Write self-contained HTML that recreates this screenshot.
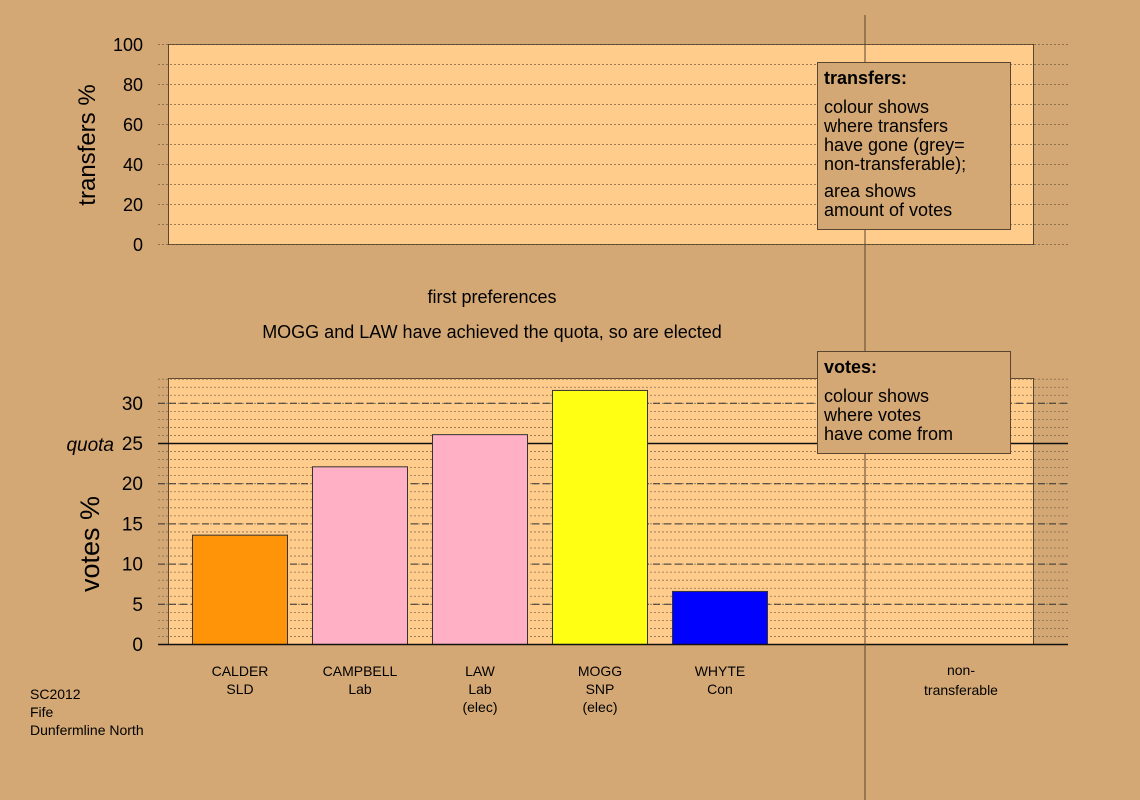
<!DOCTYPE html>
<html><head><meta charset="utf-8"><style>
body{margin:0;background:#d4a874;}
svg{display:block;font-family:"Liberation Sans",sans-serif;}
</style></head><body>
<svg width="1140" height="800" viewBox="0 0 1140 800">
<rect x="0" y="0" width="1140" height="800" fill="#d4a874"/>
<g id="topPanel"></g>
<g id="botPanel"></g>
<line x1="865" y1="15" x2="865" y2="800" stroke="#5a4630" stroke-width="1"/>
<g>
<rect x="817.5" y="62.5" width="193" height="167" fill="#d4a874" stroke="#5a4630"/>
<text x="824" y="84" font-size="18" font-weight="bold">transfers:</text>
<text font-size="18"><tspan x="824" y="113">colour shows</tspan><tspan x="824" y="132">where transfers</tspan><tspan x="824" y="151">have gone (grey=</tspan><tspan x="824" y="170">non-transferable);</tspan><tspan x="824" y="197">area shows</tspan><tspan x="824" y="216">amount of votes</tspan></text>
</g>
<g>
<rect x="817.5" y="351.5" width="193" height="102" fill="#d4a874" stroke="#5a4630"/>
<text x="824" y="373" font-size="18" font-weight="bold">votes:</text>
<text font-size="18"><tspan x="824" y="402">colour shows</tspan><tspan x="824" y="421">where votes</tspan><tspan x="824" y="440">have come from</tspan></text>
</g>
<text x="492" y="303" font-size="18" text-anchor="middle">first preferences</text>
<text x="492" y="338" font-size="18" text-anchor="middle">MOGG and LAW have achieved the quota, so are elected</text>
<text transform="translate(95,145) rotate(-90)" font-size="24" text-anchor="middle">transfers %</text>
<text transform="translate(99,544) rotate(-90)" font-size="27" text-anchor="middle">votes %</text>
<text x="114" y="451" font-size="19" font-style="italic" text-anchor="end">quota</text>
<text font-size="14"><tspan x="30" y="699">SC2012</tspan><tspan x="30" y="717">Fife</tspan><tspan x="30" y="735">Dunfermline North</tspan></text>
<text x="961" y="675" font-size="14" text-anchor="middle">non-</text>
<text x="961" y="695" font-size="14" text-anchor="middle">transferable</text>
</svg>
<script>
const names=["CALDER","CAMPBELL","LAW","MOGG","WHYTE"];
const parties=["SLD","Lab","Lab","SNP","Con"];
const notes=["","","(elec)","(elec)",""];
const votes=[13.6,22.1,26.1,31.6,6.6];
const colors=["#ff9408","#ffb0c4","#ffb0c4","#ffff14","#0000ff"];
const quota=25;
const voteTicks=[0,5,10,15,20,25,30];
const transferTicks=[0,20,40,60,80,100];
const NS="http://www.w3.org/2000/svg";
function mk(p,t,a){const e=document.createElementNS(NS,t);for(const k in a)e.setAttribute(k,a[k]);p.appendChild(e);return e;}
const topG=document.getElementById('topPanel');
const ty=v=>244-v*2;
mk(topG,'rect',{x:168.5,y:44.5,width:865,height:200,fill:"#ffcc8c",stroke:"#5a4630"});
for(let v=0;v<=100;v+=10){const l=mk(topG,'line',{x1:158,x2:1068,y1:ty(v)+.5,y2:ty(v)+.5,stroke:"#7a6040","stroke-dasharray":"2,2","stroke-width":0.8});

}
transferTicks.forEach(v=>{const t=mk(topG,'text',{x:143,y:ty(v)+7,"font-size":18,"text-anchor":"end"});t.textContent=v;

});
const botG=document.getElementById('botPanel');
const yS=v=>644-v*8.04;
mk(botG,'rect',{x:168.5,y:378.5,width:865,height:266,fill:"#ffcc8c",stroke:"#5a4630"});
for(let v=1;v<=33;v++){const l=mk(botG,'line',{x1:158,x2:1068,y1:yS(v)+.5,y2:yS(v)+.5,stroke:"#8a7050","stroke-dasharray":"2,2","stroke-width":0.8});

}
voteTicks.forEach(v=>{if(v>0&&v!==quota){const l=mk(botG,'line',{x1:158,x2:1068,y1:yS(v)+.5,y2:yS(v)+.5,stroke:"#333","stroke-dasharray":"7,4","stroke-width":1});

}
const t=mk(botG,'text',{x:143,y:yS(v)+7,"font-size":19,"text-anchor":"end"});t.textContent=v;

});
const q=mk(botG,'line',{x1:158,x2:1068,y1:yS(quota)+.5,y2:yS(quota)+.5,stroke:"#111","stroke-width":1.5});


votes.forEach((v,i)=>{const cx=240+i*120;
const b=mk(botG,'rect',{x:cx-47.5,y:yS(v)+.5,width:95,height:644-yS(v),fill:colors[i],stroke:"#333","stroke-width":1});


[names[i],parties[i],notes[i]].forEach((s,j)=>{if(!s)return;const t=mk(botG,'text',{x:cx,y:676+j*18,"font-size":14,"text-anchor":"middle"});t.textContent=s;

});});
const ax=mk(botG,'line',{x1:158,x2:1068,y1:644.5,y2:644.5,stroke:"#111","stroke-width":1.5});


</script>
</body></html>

- - - - - - -

| PROBLEM TO SOLVE |
Repeat the full listing above exactly, with no pictures in the copy.

| WORKED ANSWER |
Write self-contained HTML that recreates this screenshot.
<!DOCTYPE html>
<html><head><meta charset="utf-8"><style>
body{margin:0;background:#d4a874;}
svg{display:block;font-family:"Liberation Sans",sans-serif;}
</style></head><body>
<svg width="1140" height="800" viewBox="0 0 1140 800">
<rect x="0" y="0" width="1140" height="800" fill="#d4a874"/>
<g id="topPanel"></g>
<g id="botPanel"></g>
<line x1="865" y1="15" x2="865" y2="800" stroke="#5a4630" stroke-width="1"/>
<g>
<rect x="817.5" y="62.5" width="193" height="167" fill="#d4a874" stroke="#5a4630"/>
<text x="824" y="84" font-size="18" font-weight="bold">transfers:</text>
<text font-size="18"><tspan x="824" y="113">colour shows</tspan><tspan x="824" y="132">where transfers</tspan><tspan x="824" y="151">have gone (grey=</tspan><tspan x="824" y="170">non-transferable);</tspan><tspan x="824" y="197">area shows</tspan><tspan x="824" y="216">amount of votes</tspan></text>
</g>
<g>
<rect x="817.5" y="351.5" width="193" height="102" fill="#d4a874" stroke="#5a4630"/>
<text x="824" y="373" font-size="18" font-weight="bold">votes:</text>
<text font-size="18"><tspan x="824" y="402">colour shows</tspan><tspan x="824" y="421">where votes</tspan><tspan x="824" y="440">have come from</tspan></text>
</g>
<text x="492" y="303" font-size="18" text-anchor="middle">first preferences</text>
<text x="492" y="338" font-size="18" text-anchor="middle">MOGG and LAW have achieved the quota, so are elected</text>
<text transform="translate(95,145) rotate(-90)" font-size="24" text-anchor="middle">transfers %</text>
<text transform="translate(99,544) rotate(-90)" font-size="27" text-anchor="middle">votes %</text>
<text x="114" y="451" font-size="19" font-style="italic" text-anchor="end">quota</text>
<text font-size="14"><tspan x="30" y="699">SC2012</tspan><tspan x="30" y="717">Fife</tspan><tspan x="30" y="735">Dunfermline North</tspan></text>
<text x="961" y="675" font-size="14" text-anchor="middle">non-</text>
<text x="961" y="695" font-size="14" text-anchor="middle">transferable</text>
</svg>
<script>
const names=["CALDER","CAMPBELL","LAW","MOGG","WHYTE"];
const parties=["SLD","Lab","Lab","SNP","Con"];
const notes=["","","(elec)","(elec)",""];
const votes=[13.6,22.1,26.1,31.6,6.6];
const colors=["#ff9408","#ffb0c4","#ffb0c4","#ffff14","#0000ff"];
const quota=25;
const voteTicks=[0,5,10,15,20,25,30];
const transferTicks=[0,20,40,60,80,100];
const NS="http://www.w3.org/2000/svg";
function mk(p,t,a){const e=document.createElementNS(NS,t);for(const k in a)e.setAttribute(k,a[k]);p.appendChild(e);return e;}
const topG=document.getElementById('topPanel');
const ty=v=>244-v*2;
mk(topG,'rect',{x:168.5,y:44.5,width:865,height:200,fill:"#ffcc8c",stroke:"#5a4630"});
for(let v=0;v<=100;v+=10){const l=mk(topG,'line',{x1:158,x2:1068,y1:ty(v)+.5,y2:ty(v)+.5,stroke:"#7a6040","stroke-dasharray":"2,2","stroke-width":0.8});

}
transferTicks.forEach(v=>{const t=mk(topG,'text',{x:143,y:ty(v)+7,"font-size":18,"text-anchor":"end"});t.textContent=v;

});
const botG=document.getElementById('botPanel');
const yS=v=>644-v*8.04;
mk(botG,'rect',{x:168.5,y:378.5,width:865,height:266,fill:"#ffcc8c",stroke:"#5a4630"});
for(let v=1;v<=33;v++){const l=mk(botG,'line',{x1:158,x2:1068,y1:yS(v)+.5,y2:yS(v)+.5,stroke:"#8a7050","stroke-dasharray":"2,2","stroke-width":0.8});

}
voteTicks.forEach(v=>{if(v>0&&v!==quota){const l=mk(botG,'line',{x1:158,x2:1068,y1:yS(v)+.5,y2:yS(v)+.5,stroke:"#333","stroke-dasharray":"7,4","stroke-width":1});

}
const t=mk(botG,'text',{x:143,y:yS(v)+7,"font-size":19,"text-anchor":"end"});t.textContent=v;

});
const q=mk(botG,'line',{x1:158,x2:1068,y1:yS(quota)+.5,y2:yS(quota)+.5,stroke:"#111","stroke-width":1.5});


votes.forEach((v,i)=>{const cx=240+i*120;
const b=mk(botG,'rect',{x:cx-47.5,y:yS(v)+.5,width:95,height:644-yS(v),fill:colors[i],stroke:"#333","stroke-width":1});


[names[i],parties[i],notes[i]].forEach((s,j)=>{if(!s)return;const t=mk(botG,'text',{x:cx,y:676+j*18,"font-size":14,"text-anchor":"middle"});t.textContent=s;

});});
const ax=mk(botG,'line',{x1:158,x2:1068,y1:644.5,y2:644.5,stroke:"#111","stroke-width":1.5});


</script>
</body></html>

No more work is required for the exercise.